▶ _Stored data_:
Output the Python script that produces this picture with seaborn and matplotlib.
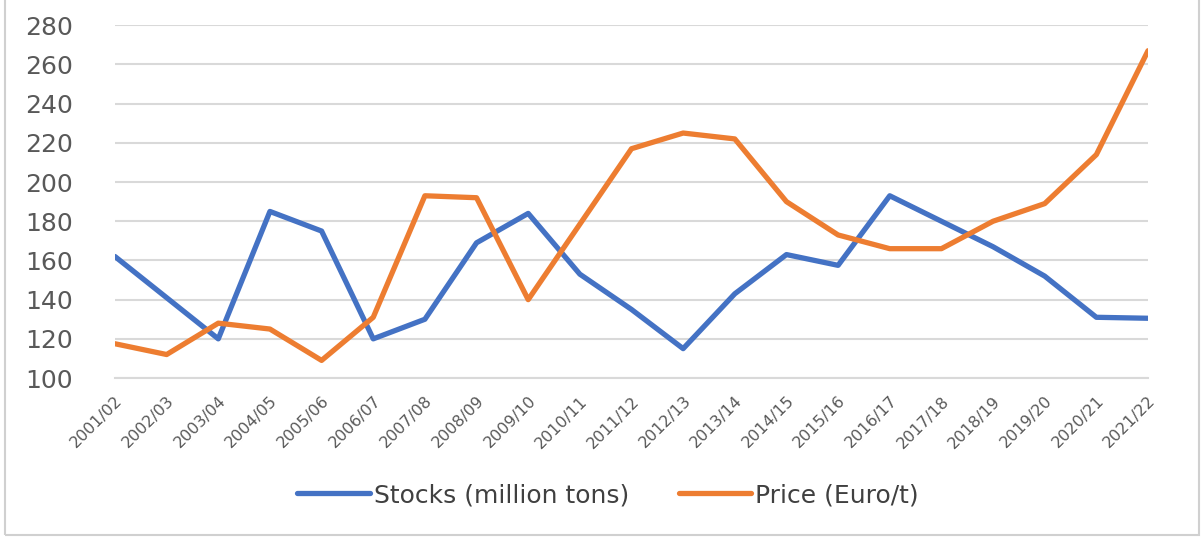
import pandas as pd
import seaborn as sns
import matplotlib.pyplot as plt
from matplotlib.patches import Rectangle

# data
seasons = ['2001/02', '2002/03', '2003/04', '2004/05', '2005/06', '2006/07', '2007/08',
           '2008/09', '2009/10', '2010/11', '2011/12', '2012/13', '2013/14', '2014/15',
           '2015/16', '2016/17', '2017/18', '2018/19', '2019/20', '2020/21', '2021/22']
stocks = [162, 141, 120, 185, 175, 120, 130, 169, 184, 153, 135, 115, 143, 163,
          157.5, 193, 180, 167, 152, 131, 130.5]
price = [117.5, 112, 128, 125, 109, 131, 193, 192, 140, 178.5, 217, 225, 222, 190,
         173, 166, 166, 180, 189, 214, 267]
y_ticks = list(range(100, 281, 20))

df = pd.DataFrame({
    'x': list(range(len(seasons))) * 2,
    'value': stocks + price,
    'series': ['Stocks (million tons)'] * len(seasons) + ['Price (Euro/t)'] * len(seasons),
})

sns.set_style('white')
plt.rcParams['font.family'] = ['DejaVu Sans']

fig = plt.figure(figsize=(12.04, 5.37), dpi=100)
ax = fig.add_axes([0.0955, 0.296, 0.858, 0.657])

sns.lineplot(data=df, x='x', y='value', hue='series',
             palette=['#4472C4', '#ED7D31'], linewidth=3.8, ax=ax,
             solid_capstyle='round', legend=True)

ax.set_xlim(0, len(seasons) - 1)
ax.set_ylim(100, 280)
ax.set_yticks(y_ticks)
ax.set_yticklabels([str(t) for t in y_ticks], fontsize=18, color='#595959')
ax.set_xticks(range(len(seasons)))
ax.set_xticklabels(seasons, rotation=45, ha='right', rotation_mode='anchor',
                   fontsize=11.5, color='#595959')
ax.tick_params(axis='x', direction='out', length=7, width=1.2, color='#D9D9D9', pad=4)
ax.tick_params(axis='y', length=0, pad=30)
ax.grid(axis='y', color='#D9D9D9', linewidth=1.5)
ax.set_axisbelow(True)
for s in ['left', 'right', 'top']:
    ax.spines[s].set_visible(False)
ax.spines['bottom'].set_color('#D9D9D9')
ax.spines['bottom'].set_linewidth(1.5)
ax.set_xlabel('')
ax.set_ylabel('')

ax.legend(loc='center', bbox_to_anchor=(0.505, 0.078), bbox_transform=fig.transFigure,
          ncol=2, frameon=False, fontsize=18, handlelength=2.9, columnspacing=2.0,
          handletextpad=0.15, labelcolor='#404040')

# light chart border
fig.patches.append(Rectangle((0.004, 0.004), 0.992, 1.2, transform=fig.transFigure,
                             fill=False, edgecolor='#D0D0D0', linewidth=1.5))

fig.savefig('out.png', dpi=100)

▶ _Your objective_:
Restate only the lines running from the start of the material above through the line containing "from matplotlib.patches import Rectangle", ends included. No pictures.

▶ _Answer to this problem_:
Output the Python script that produces this picture with seaborn and matplotlib.
import pandas as pd
import seaborn as sns
import matplotlib.pyplot as plt
from matplotlib.patches import Rectangle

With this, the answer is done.